Open Space and Shelter Issues: We’re Not Learning the Lesson of New Orleans

My heart broke as I listened to one NPR report this morning. A man describes trying to put his devastated house in New Orleans back together, while city leaders debate whether his neighborhood should instead be turned into open space.

My heart ached for the man, who has only known this home. He speech suggests a hard-working, poor, and unworldly individual. I couldn’t tell if he’s elderly – but that would make his predicament even more daunting. I have no clue if he was white or black.

My heart ached as I thought about the first law of wilderness survival – a good shelter in a bad location is a bad shelter.

My heart ached and I thought about how it all got this way. I blame the pattern of greed and abuse currently characterized by George Bush and his toxic cronies – Cheney, Rove, Delay and the rest of the abusers.

I used to wonder how anyone could have let Adolph Hitler get away with his scheme. Now I’ve seen how it happens. George Bush has crafted the good old boy persona, which makes very poor, uneducated people think he understands them.

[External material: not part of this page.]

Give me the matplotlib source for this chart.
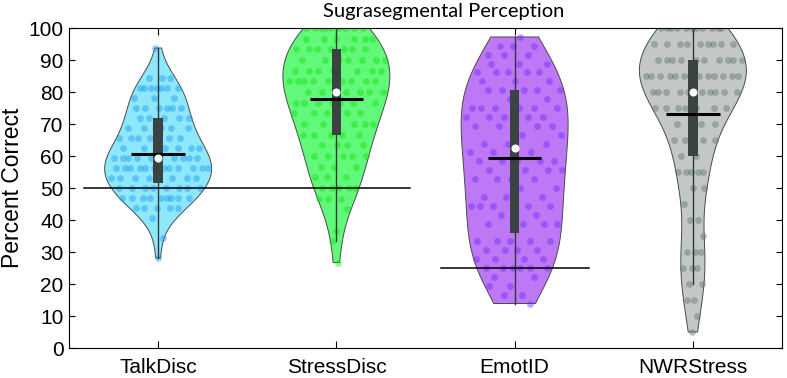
import numpy as np
import matplotlib
matplotlib.use("Agg")
import matplotlib.pyplot as plt

# ---------------- data ----------------
categories = ["TalkDisc", "StressDisc", "EmotID", "NWRStress"]

talk_levels = [93.75, 84.4, 81.25, 78.1, 75.0, 71.9, 68.75, 65.6, 62.5, 59.4, 56.25,
               53.1, 50.0, 46.9, 43.75, 40.6, 34.4, 28.1]
talk_counts = [1, 3, 7, 3, 6, 5, 6, 6, 7, 10, 12, 8, 8, 9, 5, 1, 1, 1]

stress_levels = [100.0, 96.7, 93.3, 90.0, 86.7, 83.3, 80.0, 76.7, 73.3, 70.0, 66.7,
                 63.3, 60.0, 56.7, 53.3, 50.0, 46.7, 43.3, 36.7, 33.3, 26.7]
stress_counts = [9, 6, 7, 7, 7, 10, 6, 7, 5, 6, 5, 4, 5, 3, 3, 5, 3, 1, 1, 1, 1]

emot_levels = [97.2, 94.4, 91.7, 88.9, 86.1, 83.3, 80.6, 77.8, 75.0, 72.2, 69.4, 66.7,
               63.9, 61.1, 58.3, 55.6, 52.8, 50.0, 47.2, 44.4, 41.7, 38.9, 33.3, 30.6,
               27.8, 25.0, 22.2, 19.4, 16.7, 13.9]
emot_counts = [1, 3, 3, 3, 5, 3, 5, 2, 6, 5, 5, 2, 3, 3, 5, 4, 4, 2, 3, 6, 2, 4, 5, 4,
               4, 6, 2, 2, 2, 1]

nwr_levels = [100, 95, 90, 85, 80, 75, 70, 65, 60, 55, 50, 45, 40, 35, 30, 25, 20, 15, 10, 5]
nwr_counts = [11, 9, 10, 14, 10, 7, 4, 4, 2, 5, 2, 1, 2, 1, 3, 3, 2, 2, 1, 1]

means = [60.7, 77.7, 59.4, 73.0]
medians = [59.4, 80.0, 62.5, 80.0]
q1 = [51.5, 66.5, 36.0, 60.0]
q3 = [72.0, 93.3, 80.5, 90.0]
whisker_lo = [28.1, 33.3, 13.9, 20.0]
whisker_hi = [93.75, 100.0, 97.2, 100.0]

# chance levels: (level, first category index, last category index)
chance_level = [50, 25]
chance_first = [0, 2]
chance_last = [1, 2]

yticks = list(range(0, 101, 10))
title = "Sugrasegmental Perception"
ylabel = "Percent Correct"

# ---------------- style ----------------
fill_colors = ["#8ee8fc", "#62f97a", "#be78f5", "#c3c8c5"]
point_colors = ["#1a96f0", "#10e010", "#6a28ff", "#5a706b"]

level_sets = [talk_levels, stress_levels, emot_levels, nwr_levels]
count_sets = [talk_counts, stress_counts, emot_counts, nwr_counts]

plt.rcParams["font.family"] = ["Liberation Sans", "DejaVu Sans"]

fig = plt.figure(figsize=(7.87, 3.78), dpi=100)
ax = fig.add_axes([69 / 787, 30 / 378, (782 - 69) / 787, (348 - 28) / 378])

half_width = 0.30
for i, (lv, ct) in enumerate(zip(level_sets, count_sets)):
    pos = i + 1
    data = np.repeat(np.array(lv, float), ct)
    n = len(data)
    med = np.median(data)
    sig = np.median(np.abs(data - med)) / 0.6745
    h = sig * (4.0 / (3.0 * n)) ** 0.2
    grid = np.linspace(data.min(), data.max(), 300)
    dens = np.exp(-0.5 * ((grid[:, None] - data[None, :]) / h) ** 2).sum(axis=1)
    dens = dens / dens.max() * half_width
    xs = np.concatenate([pos + dens, (pos - dens)[::-1]])
    ys = np.concatenate([grid, grid[::-1]])
    ax.fill(xs, ys, facecolor=fill_colors[i], edgecolor="#4a4a4a", linewidth=0.7, zorder=1)

    # deterministic jitter inside the violin
    k = np.arange(n)
    u = (np.mod(k * 0.6180339887 + 0.31 * i, 1.0) * 2 - 1)
    local = np.interp(data, grid, dens)
    ax.scatter(pos + u * local * 0.95, data, s=24, color=point_colors[i], alpha=0.42,
               linewidths=0, zorder=2)

    # whisker line
    ax.plot([pos, pos], [whisker_lo[i], whisker_hi[i]], color="#2e3838", lw=1.0, zorder=3)
    # box (IQR)
    ax.fill_between([pos - 0.026, pos + 0.026], q1[i], q3[i], color="#3a4242",
                    linewidth=0, zorder=4)
    # mean
    ax.plot([pos - 0.15, pos + 0.15], [means[i], means[i]], color="black", lw=2.2,
            solid_capstyle="butt", zorder=5)
    # median
    ax.plot([pos], [medians[i]], "o", color="white", markersize=5.8,
            markeredgewidth=0, zorder=6)

for lvl, a, b in zip(chance_level, chance_first, chance_last):
    ax.plot([a + 1 - 0.415, b + 1 + 0.415], [lvl, lvl], color="black", lw=1.1, zorder=3.5)

ax.set_xlim(0.5, 4.5)
ax.set_ylim(0, 100)
ax.set_xticks(range(1, len(categories) + 1))
ax.set_xticklabels(categories, fontsize=15)
ax.set_yticks(yticks)
ax.set_yticklabels([str(t) for t in yticks], fontsize=15)
ax.tick_params(axis="y", direction="in", length=4, width=0.8, right=True, pad=4)
ax.tick_params(axis="x", direction="in", length=5, width=0.8, top=True, pad=7)
for sp in ax.spines.values():
    sp.set_linewidth(0.8)
    sp.set_color("black")
ax.set_ylabel(ylabel, fontsize=16.5, labelpad=3)

fig.text(444 / 787, 1 - 11 / 378, title, fontsize=14.5, family=["Lato", "DejaVu Sans"],
         ha="center", va="center")

fig.savefig("out.png", dpi=100)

Poor people feel threatened by intellectuals, who often do not understand the challenges of extreme poverty. I didn’t either until I met a woman who chose to leave her culture of poverty. I had no clue that she was essentially shunned by those she grew up with, because she wanted to read books and learn about the world around her.

In spite of my horror at watching our entire political, economic and social structure unravel, I am relieved to be an American. At least for now, even the poorest individuals among us live a more materially comfortable life than middle class people in most of the rest of the world.

That realization hit home most recently when I learned from an acquaintance who went home to visit family in Peru that people who are in the hospital have to purchase the medications and syringes they need from the pharmacy. Hospitals don’t stock these supplies. I mean someone has to literally leave the hospital, go to a pharmacy, purchase the materials and medicines and go back into the hospital to deliver them to the doctor.

We have so much prosperity here and we are so oblivious to the real good we could be doing if we were not so compelled to flood the planet with disposable junk.

I have no answers, just profound gratitude that fate set me in this part of the planet in an epoch of plenty and the hope that something I do in the course of my daily travels makes life just a little more meaningful for another living soul.